Event triggered signalling codecs for molecular estimation

Low molecule numbers and intrinsically noisy, coupled stochastic chemical reactions are common in cell biology. For such environments, [12] showed that the accuracy with which molecular populations can be estimated and controlled can be bounded from below by regarding molecular coupling as an information transfer across a finite capacity Poisson channel. In conjunction with a diffusion approximation for the target species, this leads to a clear distortion bound for arbitrary signal-target molecular coupling. For static signal-target coupling, sharp, biologically relevant bounds result, which appear to still hold for the original discrete system. However, when arbitrary non-linear, dynamic coupling is allowed, [13] showed that event-triggered codecs can be constructed that are capable of outperforming the general diffusion bound, both for estimation and control. This paper extends the estimation results from [13] to various molecular signalling topologies and integer encoders.

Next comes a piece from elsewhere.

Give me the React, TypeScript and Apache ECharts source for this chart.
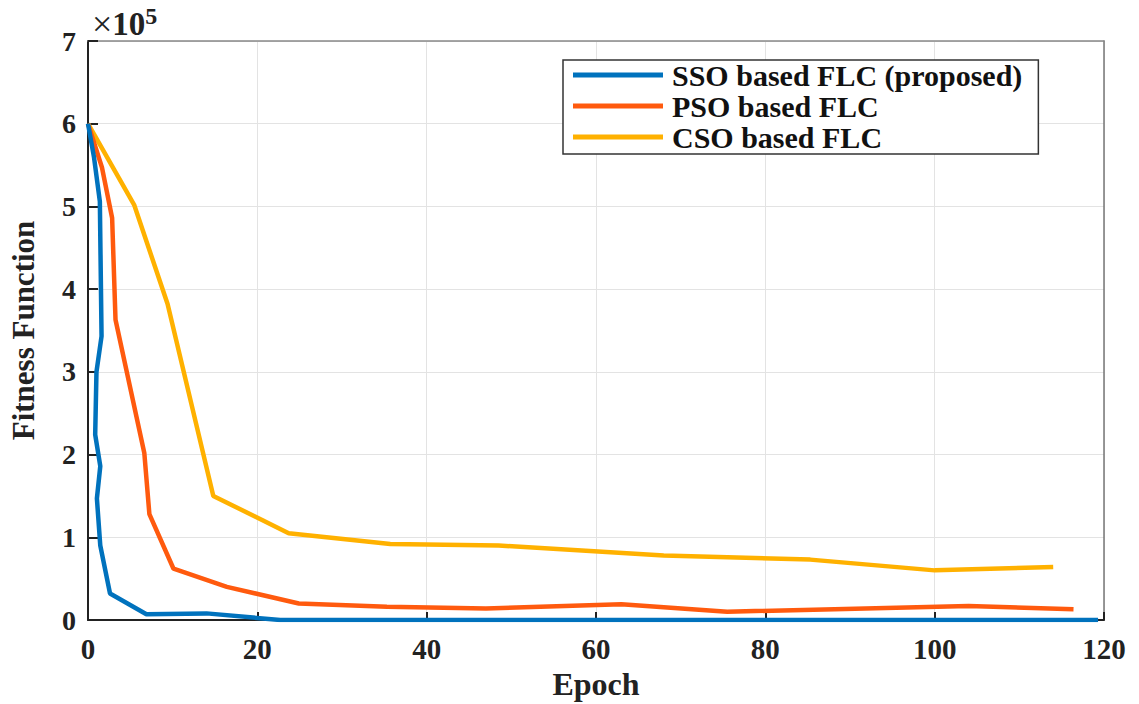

It is found that the bound can be outperformed across all serial and parallel networks by a M|M|1 queue type codec, which is likely optimal for a single stage, over a small parameter regime. Outside this regime queueing delay leads to increasingly worse estimation. The application of integer coding variants in an attempt to improve stability and increase the regime of good performance is largely fruitless, thus indicating that even the simplest non-trivial estimation problem cannot be solved with intuitively sensible codecs.